* start *

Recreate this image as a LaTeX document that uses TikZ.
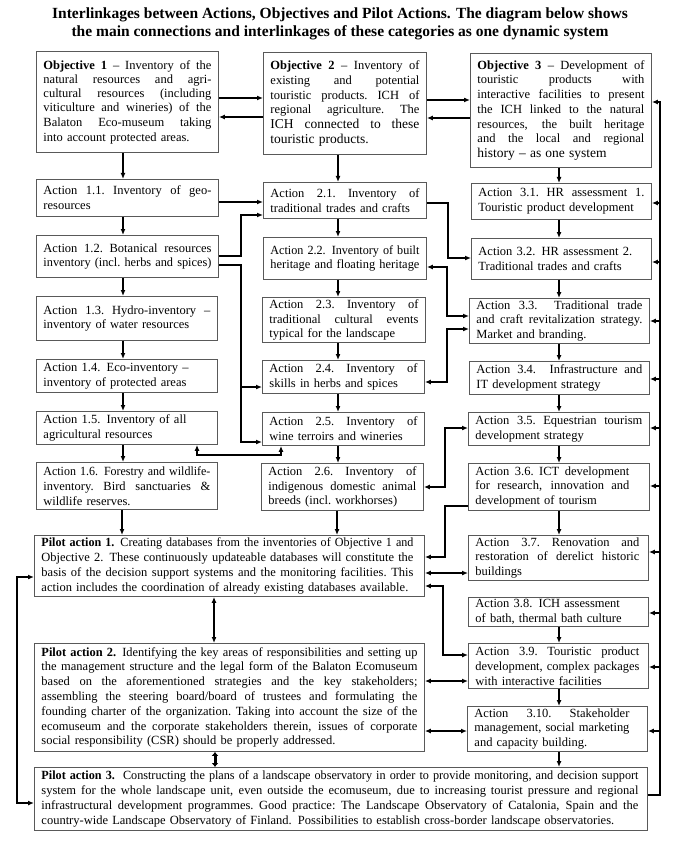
\documentclass[tikz,border=0pt]{standalone}
\usepackage{fontspec}
\usepackage{graphicx}
\setmainfont{Liberation Serif}
\usetikzlibrary{arrows.meta}
\newcommand\fs{\fontsize{12.5}{14.8}\selectfont}
\newsavebox\jlbox
% justified line (stretched to the width, squeezed if too long)
\newcommand\jl[2][\hsize]{\sbox\jlbox{#2}\ifdim\wd\jlbox>#1\relax\resizebox{#1}{\height}{\usebox\jlbox}\else\makebox[#1][s]{\spaceskip=\fontdimen2\font plus 1fil\relax\xspaceskip=\spaceskip\relax #2}\fi\\}
% left-aligned line (squeezed if too long)
\newcommand\lastl[1]{\sbox\jlbox{#1}\ifdim\wd\jlbox>\hsize\relax\resizebox{\hsize}{\height}{\usebox\jlbox}\else\usebox\jlbox\fi}
\newcommand\bxnode[6]{%
  \pgfmathsetmacro\bxw{#3-#2-14}%
  \pgfmathsetmacro\bxh{#5-#4}%
  \node[abox, text width=\bxw pt, minimum height=\bxh pt, anchor=north west] (#1) at (#2,#4) {#6};}
\newcommand\va[3]{\draw[arr] (#1,0 |- #2.south) -- (#1,0 |- #3.north);}
\tikzset{
  abox/.style={draw=black!65, line width=0.9pt, inner xsep=7pt, inner ysep=0pt, font=\fs, align=left, fill=white},
  arr/.style={-{Latex[length=6pt,width=5pt]}, line width=1.6pt},
  darr/.style={{Latex[length=6pt,width=5pt]}-{Latex[length=6pt,width=5pt]}, line width=1.6pt},
  tarr/.style={{Latex[length=4pt,width=7pt]}-{Latex[length=4pt,width=7pt]}, line width=3pt},
}
\begin{document}
\begin{tikzpicture}[x=1pt,y=-1pt]
\fill[white] (0,0) rectangle (681,850);
\useasboundingbox (0,0) rectangle (681,850);

\node[font=\fontsize{15.5}{17.5}\bfseries\selectfont, align=center, inner sep=0pt] (title) at (340,24)
  {Interlinkages between Actions, Objectives and Pilot Actions. The diagram below shows\\
   the main connections and interlinkages of these categories as one dynamic system};

% Objectives
\bxnode{O1}{36}{218}{51}{152}{\fontsize{12.5}{14.3}\selectfont
\jl{\textbf{Objective 1} – Inventory of the}\jl{natural resources and agri-}\jl{cultural resources (including}\jl{viticulture and wineries) of the}\jl{Balaton Eco-museum taking}\lastl{into account protected areas.}}
\bxnode{O2}{263}{426}{52}{154}{\fontsize{12.5}{14.6}\selectfont
\jl{\textbf{Objective 2} – Inventory of}\jl{existing and potential}\jl{touristic products. ICH of}\jl{regional agriculture. The}\jl{\fontsize{13.5}{15}\selectfont ICH connected to these}\lastl{\fontsize{13.5}{15}\selectfont touristic products.}}
\bxnode{O3}{470}{651}{53}{167}{\fontsize{12.5}{14.7}\selectfont
\jl{\textbf{Objective 3} – Development of}\jl{touristic products with}\jl{interactive facilities to present}\jl{the ICH linked to the natural}\jl{resources, the built heritage}\jl{and the local and regional}\lastl{\fontsize{13.5}{15}\selectfont history – as one system}}

% Column 1
\bxnode{A11}{36}{218}{179}{216}{\jl{Action 1.1. Inventory of geo-}\lastl{resources}}
\bxnode{A12}{36}{218}{235}{277}{\jl{Action 1.2. Botanical resources}\lastl{inventory (incl.\ herbs and spices)}}
\bxnode{A13}{36}{217}{296}{340}{\jl{Action 1.3. Hydro-inventory –}\lastl{inventory of water resources}}
\bxnode{A14}{36}{217}{359}{392}{\lastl{Action 1.4. Eco-inventory –}\\\lastl{inventory of protected areas}}
\bxnode{A15}{36}{217}{411}{444}{\lastl{Action 1.5. Inventory of all}\\\lastl{agricultural resources}}
\bxnode{A16}{36}{217}{462}{509}{\jl{Action 1.6. Forestry and wildlife-}\jl{inventory. Bird sanctuaries \&}\lastl{wildlife reserves.}}

% Column 2
\bxnode{A21}{263}{426}{182}{218}{\jl{Action 2.1. Inventory of}\lastl{traditional trades and crafts}}
\bxnode{A22}{263}{426}{237}{279}{\jl{Action 2.2. Inventory of built}\lastl{heritage and floating heritage}}
\bxnode{A23}{262}{425}{297}{342}{\jl{Action 2.3. Inventory of}\jl{traditional cultural events}\lastl{typical for the landscape}}
\bxnode{A24}{262}{424}{360}{393}{\jl{Action 2.4. Inventory of}\lastl{skills in herbs and spices}}
\bxnode{A25}{262}{424}{412}{445}{\jl{Action 2.5. Inventory of}\lastl{wine terroirs and wineries}}
\bxnode{A26}{261}{423}{463}{510}{\jl{Action 2.6. Inventory of}\jl{indigenous domestic animal}\lastl{breeds (incl.\ workhorses)}}

% Column 3
\bxnode{A31}{471}{651}{183}{219}{\jl{Action 3.1. HR assessment 1.}\lastl{Touristic product development}}
\bxnode{A32}{471}{651}{238}{279}{\lastl{Action 3.2. HR assessment 2.}\\\lastl{Traditional trades and crafts}}
\bxnode{A33}{469}{649}{298}{343}{\jl{Action 3.3.\ \ Traditional trade}\jl{and craft revitalization strategy.}\lastl{Market and branding.}}
\bxnode{A34}{469}{649}{361}{394}{\jl{Action 3.4.\ \ Infrastructure and}\lastl{IT development strategy}}
\bxnode{A35}{468}{649}{412}{445}{\jl{Action 3.5. Equestrian tourism}\lastl{development strategy}}
\bxnode{A36}{468}{649}{463}{510}{\jl[154pt]{Action 3.6. ICT development}\jl[154pt]{for research, innovation and}\lastl{development of tourism}}
\bxnode{A37}{468}{648}{535}{580}{\jl[164pt]{Action 3.7. Renovation and}\jl[164pt]{restoration of derelict historic}\lastl{buildings}}
\bxnode{A38}{468}{648}{597}{626}{\lastl{Action 3.8. ICH assessment}\\\lastl{of bath, thermal bath culture}}
\bxnode{A39}{468}{648}{643}{688}{\jl[164pt]{Action 3.9. Touristic product}\jl[164pt]{development, complex packages}\lastl{with interactive facilities}}
\bxnode{A310}{467}{647}{706}{751}{\jl[155pt]{Action 3.10. Stakeholder}\jl[155pt]{management, social marketing}\lastl{and capacity building.}}

% Pilot actions
\bxnode{P1}{34}{424}{535}{596}{\jl[372pt]{\textbf{Pilot action 1.} Creating databases from the inventories of Objective 1 and}\jl[372pt]{Objective 2. These continuously updateable databases will constitute the}\jl[372pt]{basis of the decision support systems and the monitoring facilities. This}\lastl{action includes the coordination of already existing databases available.}}
\bxnode{P2}{34}{424}{643}{751}{\jl{\textbf{Pilot action 2.} Identifying the key areas of responsibilities and setting up}\jl{the management structure and the legal form of the Balaton Ecomuseum}\jl{based on the aforementioned strategies and the key stakeholders;}\jl{assembling the steering board/board of trustees and formulating the}\jl{founding charter of the organization. Taking into account the size of the}\jl{ecomuseum and the corporate stakeholders therein, issues of corporate}\lastl{social responsibility (CSR) should be properly addressed.}}
\bxnode{P3}{34}{647}{767}{830}{\jl[597pt]{\textbf{Pilot action 3.}\ \ Constructing the plans of a landscape observatory in order to provide monitoring, and decision support}\jl[597pt]{system for the whole landscape unit, even outside the ecomuseum, due to increasing tourist pressure and regional}\jl[597pt]{infrastructural development programmes. Good practice: The Landscape Observatory of Catalonia, Spain and the}\lastl{country-wide Landscape Observatory of Finland. Possibilities to establish cross-border landscape observatories.}}

% Objectives interlinks
\draw[arr] (O1.east |- 0,98) -- (O2.west |- 0,98);
\draw[arr] (O2.west |- 0,117) -- (O1.east |- 0,117);
\draw[arr] (O2.east |- 0,100) -- (O3.west |- 0,100);
\draw[arr] (O3.west |- 0,118) -- (O2.east |- 0,118);

% vertical chains
\va{123}{O1}{A11}\va{123}{A11}{A12}\va{123}{A12}{A13}\va{123}{A13}{A14}\va{123}{A14}{A15}\va{123}{A15}{A16}\va{122}{A16}{P1}
\va{338}{O2}{A21}\va{338}{A21}{A22}\va{338}{A22}{A23}\va{338}{A23}{A24}\va{338}{A24}{A25}\va{338}{A25}{A26}\va{337}{A26}{P1}
\va{559}{O3}{A31}\va{559}{A31}{A32}\va{559}{A32}{A33}\va{559}{A33}{A34}\va{559}{A34}{A35}\va{559}{A35}{A36}\va{559}{A36}{A37}
\va{559}{A38}{A39}\va{559}{A39}{A310}\va{559}{A310}{P3}

% column 1 -> column 2
\draw[arr] (A11.east |- 0,202) -- (A21.west |- 0,202);
\draw[arr] (A12.east |- 0,256) -| (241,215) -- (A21.west |- 0,215);
\draw[arr] (A12.east |- 0,265) -| (241,442) -- (A25.west |- 0,442);
\draw[arr] (241,387) -- (A24.west |- 0,387);
\draw[darr] (197,0 |- A15.south) |- (281,455) -- (281,0 |- A25.south);

% column 2 <-> column 3
\draw[arr] (A21.east |- 0,203) -| (448,258) -- (A32.west |- 0,258);
\draw[darr] (A22.east |- 0,267) -| (447,316) -- (A33.west |- 0,316);
\draw[darr] (A24.east |- 0,382) -| (447,329) -- (A33.west |- 0,329);
\draw[darr] (A26.east |- 0,487) -| (445,428) -- (A35.west |- 0,428);

% pilot actions <-> column 3
\draw[arr] (A36.west |- 0,506) -| (445,557) -- (P1.east |- 0,557);
\draw[darr] (P1.east |- 0,573) -- (A37.west |- 0,573);
\draw[darr] (P1.east |- 0,586) -| (443,655) -- (A39.west |- 0,655);
\draw[darr] (P2.east |- 0,681) -- (A39.west |- 0,681);
\draw[darr] (P2.east |- 0,731) -- (A310.west |- 0,731);

% pilot actions among themselves
\draw[darr] (214,0 |- P1.south) -- (214,0 |- P2.north);
\draw[tarr] (215,0 |- P2.south) -- (215,0 |- P3.north);
\draw[darr] (P1.west |- 0,577) -| (17,803) -- (P3.west |- 0,803);

% right bus from Pilot action 3
\coordinate (busR) at (660,0);
\draw[arr] (P3.east |- 0,795) -| (busR |- 0,102) -- (O3.east |- 0,102);
\foreach \n/\yy in {A31/203,A32/262,A33/321,A34/379,A35/428,A36/486,A37/552,A38/613,A39/667,A310/731}
  \draw[arr] (busR |- 0,\yy) -- (\n.east |- 0,\yy);
\end{tikzpicture}
\end{document}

* end *

Task details → Give back exactly the lines from the first line of the data through the line with "the main connections", pictures excluded.

The completed task →
Recreate this image as a LaTeX document that uses TikZ.
\documentclass[tikz,border=0pt]{standalone}
\usepackage{fontspec}
\usepackage{graphicx}
\setmainfont{Liberation Serif}
\usetikzlibrary{arrows.meta}
\newcommand\fs{\fontsize{12.5}{14.8}\selectfont}
\newsavebox\jlbox
% justified line (stretched to the width, squeezed if too long)
\newcommand\jl[2][\hsize]{\sbox\jlbox{#2}\ifdim\wd\jlbox>#1\relax\resizebox{#1}{\height}{\usebox\jlbox}\else\makebox[#1][s]{\spaceskip=\fontdimen2\font plus 1fil\relax\xspaceskip=\spaceskip\relax #2}\fi\\}
% left-aligned line (squeezed if too long)
\newcommand\lastl[1]{\sbox\jlbox{#1}\ifdim\wd\jlbox>\hsize\relax\resizebox{\hsize}{\height}{\usebox\jlbox}\else\usebox\jlbox\fi}
\newcommand\bxnode[6]{%
  \pgfmathsetmacro\bxw{#3-#2-14}%
  \pgfmathsetmacro\bxh{#5-#4}%
  \node[abox, text width=\bxw pt, minimum height=\bxh pt, anchor=north west] (#1) at (#2,#4) {#6};}
\newcommand\va[3]{\draw[arr] (#1,0 |- #2.south) -- (#1,0 |- #3.north);}
\tikzset{
  abox/.style={draw=black!65, line width=0.9pt, inner xsep=7pt, inner ysep=0pt, font=\fs, align=left, fill=white},
  arr/.style={-{Latex[length=6pt,width=5pt]}, line width=1.6pt},
  darr/.style={{Latex[length=6pt,width=5pt]}-{Latex[length=6pt,width=5pt]}, line width=1.6pt},
  tarr/.style={{Latex[length=4pt,width=7pt]}-{Latex[length=4pt,width=7pt]}, line width=3pt},
}
\begin{document}
\begin{tikzpicture}[x=1pt,y=-1pt]
\fill[white] (0,0) rectangle (681,850);
\useasboundingbox (0,0) rectangle (681,850);

\node[font=\fontsize{15.5}{17.5}\bfseries\selectfont, align=center, inner sep=0pt] (title) at (340,24)
  {Interlinkages between Actions, Objectives and Pilot Actions. The diagram below shows\\
   the main connections and interlinkages of these categories as one dynamic system};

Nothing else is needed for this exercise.